→ YOUR INSTRUCTIONS
Print word for word the first line of the listing below and every line after it, through the line with "w100_y = [884.3, 894.4, 898.0, 903.8, 921.5, 922.8, 922.7]". Leave out the pictures and the rest.

→ SUPPLIED INFORMATION
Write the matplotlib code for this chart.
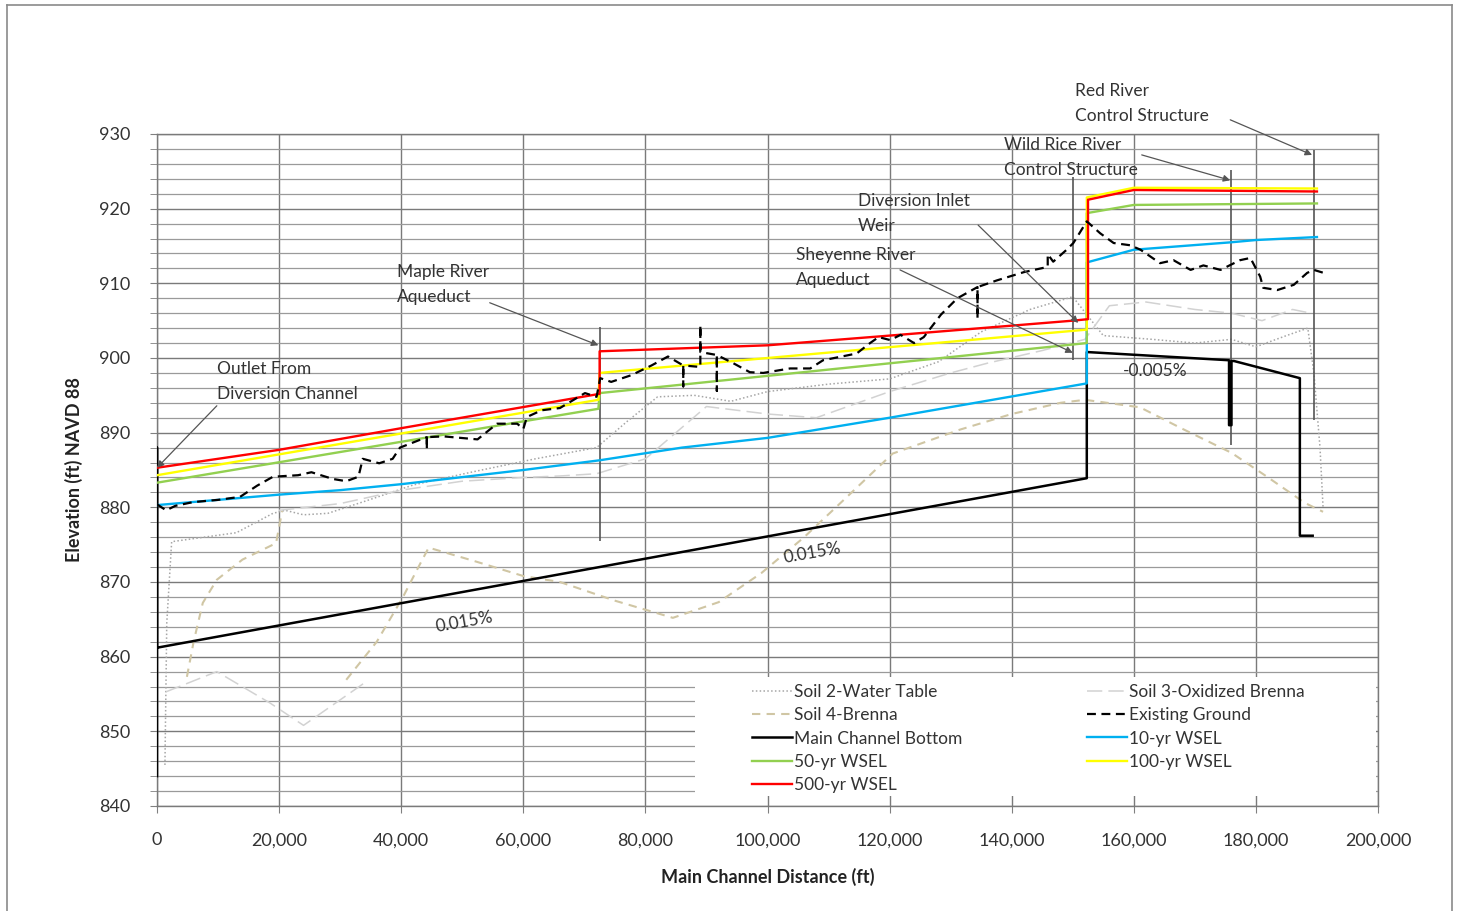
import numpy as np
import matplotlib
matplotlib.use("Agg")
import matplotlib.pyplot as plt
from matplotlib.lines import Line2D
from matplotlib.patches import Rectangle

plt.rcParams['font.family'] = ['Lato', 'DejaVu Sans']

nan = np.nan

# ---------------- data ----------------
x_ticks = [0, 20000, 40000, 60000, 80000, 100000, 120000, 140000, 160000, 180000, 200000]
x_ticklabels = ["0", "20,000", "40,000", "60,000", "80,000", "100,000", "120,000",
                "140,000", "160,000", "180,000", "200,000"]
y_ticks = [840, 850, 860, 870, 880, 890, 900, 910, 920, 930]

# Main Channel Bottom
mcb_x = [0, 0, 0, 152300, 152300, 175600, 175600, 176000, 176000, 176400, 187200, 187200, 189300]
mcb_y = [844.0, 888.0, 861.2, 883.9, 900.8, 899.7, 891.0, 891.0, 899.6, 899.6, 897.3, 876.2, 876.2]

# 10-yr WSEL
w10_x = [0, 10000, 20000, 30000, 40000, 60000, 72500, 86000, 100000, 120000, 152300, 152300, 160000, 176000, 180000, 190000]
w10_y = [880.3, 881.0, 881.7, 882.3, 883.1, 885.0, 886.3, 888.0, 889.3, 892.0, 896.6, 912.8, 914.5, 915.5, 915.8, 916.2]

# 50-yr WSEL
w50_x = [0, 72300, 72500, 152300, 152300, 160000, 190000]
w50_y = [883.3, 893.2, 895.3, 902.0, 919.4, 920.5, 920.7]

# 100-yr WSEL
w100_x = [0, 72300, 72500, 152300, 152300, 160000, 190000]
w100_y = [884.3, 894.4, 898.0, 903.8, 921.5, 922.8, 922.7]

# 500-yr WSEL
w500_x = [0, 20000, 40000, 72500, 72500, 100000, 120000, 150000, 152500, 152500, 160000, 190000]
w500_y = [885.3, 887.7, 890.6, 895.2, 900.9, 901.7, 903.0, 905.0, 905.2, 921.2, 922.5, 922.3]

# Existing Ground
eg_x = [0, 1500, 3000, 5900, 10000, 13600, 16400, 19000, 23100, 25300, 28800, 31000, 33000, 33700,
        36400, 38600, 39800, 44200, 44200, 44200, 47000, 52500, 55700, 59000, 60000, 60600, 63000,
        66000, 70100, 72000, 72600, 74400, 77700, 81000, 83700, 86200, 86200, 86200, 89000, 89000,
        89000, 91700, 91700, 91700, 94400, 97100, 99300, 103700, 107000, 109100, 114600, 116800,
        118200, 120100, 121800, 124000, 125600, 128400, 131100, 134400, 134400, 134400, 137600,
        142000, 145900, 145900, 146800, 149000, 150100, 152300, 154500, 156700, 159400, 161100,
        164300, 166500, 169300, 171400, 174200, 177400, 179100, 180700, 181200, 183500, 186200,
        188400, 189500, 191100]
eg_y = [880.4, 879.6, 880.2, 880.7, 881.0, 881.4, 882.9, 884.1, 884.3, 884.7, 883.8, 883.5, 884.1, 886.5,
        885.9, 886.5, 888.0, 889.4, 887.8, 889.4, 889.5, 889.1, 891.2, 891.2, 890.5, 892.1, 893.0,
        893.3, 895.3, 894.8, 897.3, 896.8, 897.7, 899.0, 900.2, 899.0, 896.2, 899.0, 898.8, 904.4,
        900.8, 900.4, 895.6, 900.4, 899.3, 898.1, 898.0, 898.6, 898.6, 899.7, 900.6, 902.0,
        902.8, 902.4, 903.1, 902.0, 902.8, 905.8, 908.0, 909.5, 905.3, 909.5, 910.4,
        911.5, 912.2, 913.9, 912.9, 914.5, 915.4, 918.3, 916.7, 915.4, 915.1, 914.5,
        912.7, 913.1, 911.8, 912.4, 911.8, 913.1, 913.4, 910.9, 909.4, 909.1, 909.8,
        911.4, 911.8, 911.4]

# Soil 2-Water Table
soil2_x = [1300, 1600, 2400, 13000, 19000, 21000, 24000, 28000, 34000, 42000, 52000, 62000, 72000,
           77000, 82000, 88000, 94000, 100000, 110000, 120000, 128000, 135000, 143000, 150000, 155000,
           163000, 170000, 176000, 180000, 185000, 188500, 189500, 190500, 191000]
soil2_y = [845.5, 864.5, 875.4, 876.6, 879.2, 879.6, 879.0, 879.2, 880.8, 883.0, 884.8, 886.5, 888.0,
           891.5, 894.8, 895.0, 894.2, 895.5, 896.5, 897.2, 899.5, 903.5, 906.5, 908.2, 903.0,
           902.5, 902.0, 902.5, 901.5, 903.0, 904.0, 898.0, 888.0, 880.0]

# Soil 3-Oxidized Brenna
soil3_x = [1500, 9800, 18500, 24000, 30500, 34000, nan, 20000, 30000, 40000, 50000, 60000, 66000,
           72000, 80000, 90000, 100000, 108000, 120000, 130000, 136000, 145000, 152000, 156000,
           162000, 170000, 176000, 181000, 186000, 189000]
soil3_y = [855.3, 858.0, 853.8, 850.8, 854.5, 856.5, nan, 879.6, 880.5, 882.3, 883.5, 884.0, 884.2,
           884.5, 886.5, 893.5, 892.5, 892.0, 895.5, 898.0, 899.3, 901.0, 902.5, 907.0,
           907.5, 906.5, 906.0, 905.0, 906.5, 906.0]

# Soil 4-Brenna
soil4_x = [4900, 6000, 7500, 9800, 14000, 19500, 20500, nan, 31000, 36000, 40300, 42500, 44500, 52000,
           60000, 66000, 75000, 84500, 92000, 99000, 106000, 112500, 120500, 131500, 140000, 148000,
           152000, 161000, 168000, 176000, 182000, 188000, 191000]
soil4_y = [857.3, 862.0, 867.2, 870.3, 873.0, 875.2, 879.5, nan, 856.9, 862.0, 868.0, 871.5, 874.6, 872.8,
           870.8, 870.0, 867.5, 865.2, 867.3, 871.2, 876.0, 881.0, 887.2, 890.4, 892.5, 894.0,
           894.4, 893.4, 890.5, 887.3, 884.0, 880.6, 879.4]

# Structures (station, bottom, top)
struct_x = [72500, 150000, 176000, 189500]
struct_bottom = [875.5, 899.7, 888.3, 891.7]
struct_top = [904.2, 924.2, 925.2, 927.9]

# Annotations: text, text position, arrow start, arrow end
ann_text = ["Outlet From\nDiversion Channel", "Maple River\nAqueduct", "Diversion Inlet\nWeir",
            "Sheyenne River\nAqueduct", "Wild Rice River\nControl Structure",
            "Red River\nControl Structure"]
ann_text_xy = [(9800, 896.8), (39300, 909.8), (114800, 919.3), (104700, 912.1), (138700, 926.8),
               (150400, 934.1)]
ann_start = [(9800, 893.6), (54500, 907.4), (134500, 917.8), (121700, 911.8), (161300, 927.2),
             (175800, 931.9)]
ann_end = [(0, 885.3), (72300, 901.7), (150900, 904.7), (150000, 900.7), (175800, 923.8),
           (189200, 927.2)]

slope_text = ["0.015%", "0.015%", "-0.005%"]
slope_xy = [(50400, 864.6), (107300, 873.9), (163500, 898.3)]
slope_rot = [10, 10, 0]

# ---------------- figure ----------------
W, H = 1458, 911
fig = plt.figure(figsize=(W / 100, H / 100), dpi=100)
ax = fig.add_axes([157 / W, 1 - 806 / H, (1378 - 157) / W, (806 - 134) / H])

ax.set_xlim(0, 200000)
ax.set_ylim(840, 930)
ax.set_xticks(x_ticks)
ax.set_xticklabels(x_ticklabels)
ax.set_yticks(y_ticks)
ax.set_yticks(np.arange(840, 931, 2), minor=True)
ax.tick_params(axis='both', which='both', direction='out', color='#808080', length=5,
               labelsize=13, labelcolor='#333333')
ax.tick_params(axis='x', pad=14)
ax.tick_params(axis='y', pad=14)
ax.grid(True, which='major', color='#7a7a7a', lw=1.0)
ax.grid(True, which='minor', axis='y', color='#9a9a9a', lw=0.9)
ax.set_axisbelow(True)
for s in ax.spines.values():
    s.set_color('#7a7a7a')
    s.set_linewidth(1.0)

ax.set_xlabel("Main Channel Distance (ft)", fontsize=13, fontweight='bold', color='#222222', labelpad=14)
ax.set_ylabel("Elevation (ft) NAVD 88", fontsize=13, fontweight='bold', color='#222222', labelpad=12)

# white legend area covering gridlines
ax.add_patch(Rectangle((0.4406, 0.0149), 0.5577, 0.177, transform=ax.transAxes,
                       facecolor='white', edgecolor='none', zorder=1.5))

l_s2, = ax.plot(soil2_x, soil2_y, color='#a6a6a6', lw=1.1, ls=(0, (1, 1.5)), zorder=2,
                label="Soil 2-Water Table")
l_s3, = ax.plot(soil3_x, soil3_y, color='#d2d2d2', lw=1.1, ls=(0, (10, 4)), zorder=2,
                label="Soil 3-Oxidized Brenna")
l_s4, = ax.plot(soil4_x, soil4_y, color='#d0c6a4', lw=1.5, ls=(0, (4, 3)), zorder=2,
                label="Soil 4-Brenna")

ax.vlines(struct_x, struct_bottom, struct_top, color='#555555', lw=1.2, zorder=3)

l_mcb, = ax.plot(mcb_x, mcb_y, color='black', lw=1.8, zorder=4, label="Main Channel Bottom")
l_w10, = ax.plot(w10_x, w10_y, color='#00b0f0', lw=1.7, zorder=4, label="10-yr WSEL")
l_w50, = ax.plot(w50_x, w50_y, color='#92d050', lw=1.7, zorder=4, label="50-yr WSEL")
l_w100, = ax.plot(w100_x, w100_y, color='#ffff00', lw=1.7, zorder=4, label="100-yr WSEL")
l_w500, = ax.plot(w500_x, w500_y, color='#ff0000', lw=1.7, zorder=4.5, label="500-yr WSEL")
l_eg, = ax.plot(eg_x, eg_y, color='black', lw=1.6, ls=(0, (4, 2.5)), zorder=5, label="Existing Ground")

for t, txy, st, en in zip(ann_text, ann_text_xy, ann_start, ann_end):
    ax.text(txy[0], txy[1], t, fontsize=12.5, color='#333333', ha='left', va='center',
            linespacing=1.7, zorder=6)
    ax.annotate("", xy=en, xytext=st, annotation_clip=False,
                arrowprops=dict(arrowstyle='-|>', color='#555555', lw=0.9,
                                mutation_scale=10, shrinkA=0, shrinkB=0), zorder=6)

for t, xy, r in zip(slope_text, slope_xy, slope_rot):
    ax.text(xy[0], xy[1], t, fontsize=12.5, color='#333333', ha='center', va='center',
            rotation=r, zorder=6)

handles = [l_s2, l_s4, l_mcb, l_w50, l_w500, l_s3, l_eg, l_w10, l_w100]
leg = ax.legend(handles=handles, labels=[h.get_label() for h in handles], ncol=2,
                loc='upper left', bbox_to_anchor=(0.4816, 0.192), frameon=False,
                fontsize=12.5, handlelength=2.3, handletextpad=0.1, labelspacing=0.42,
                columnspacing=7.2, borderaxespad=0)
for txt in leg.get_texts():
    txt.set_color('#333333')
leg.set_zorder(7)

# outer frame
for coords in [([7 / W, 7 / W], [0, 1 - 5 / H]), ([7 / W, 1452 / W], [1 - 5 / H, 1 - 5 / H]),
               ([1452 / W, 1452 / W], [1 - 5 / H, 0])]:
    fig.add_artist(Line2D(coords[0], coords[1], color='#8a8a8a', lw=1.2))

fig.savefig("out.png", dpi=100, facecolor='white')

→ ANSWER FOR THIS EXERCISE
Write the matplotlib code for this chart.
import numpy as np
import matplotlib
matplotlib.use("Agg")
import matplotlib.pyplot as plt
from matplotlib.lines import Line2D
from matplotlib.patches import Rectangle

plt.rcParams['font.family'] = ['Lato', 'DejaVu Sans']

nan = np.nan

# ---------------- data ----------------
x_ticks = [0, 20000, 40000, 60000, 80000, 100000, 120000, 140000, 160000, 180000, 200000]
x_ticklabels = ["0", "20,000", "40,000", "60,000", "80,000", "100,000", "120,000",
                "140,000", "160,000", "180,000", "200,000"]
y_ticks = [840, 850, 860, 870, 880, 890, 900, 910, 920, 930]

# Main Channel Bottom
mcb_x = [0, 0, 0, 152300, 152300, 175600, 175600, 176000, 176000, 176400, 187200, 187200, 189300]
mcb_y = [844.0, 888.0, 861.2, 883.9, 900.8, 899.7, 891.0, 891.0, 899.6, 899.6, 897.3, 876.2, 876.2]

# 10-yr WSEL
w10_x = [0, 10000, 20000, 30000, 40000, 60000, 72500, 86000, 100000, 120000, 152300, 152300, 160000, 176000, 180000, 190000]
w10_y = [880.3, 881.0, 881.7, 882.3, 883.1, 885.0, 886.3, 888.0, 889.3, 892.0, 896.6, 912.8, 914.5, 915.5, 915.8, 916.2]

# 50-yr WSEL
w50_x = [0, 72300, 72500, 152300, 152300, 160000, 190000]
w50_y = [883.3, 893.2, 895.3, 902.0, 919.4, 920.5, 920.7]

# 100-yr WSEL
w100_x = [0, 72300, 72500, 152300, 152300, 160000, 190000]
w100_y = [884.3, 894.4, 898.0, 903.8, 921.5, 922.8, 922.7]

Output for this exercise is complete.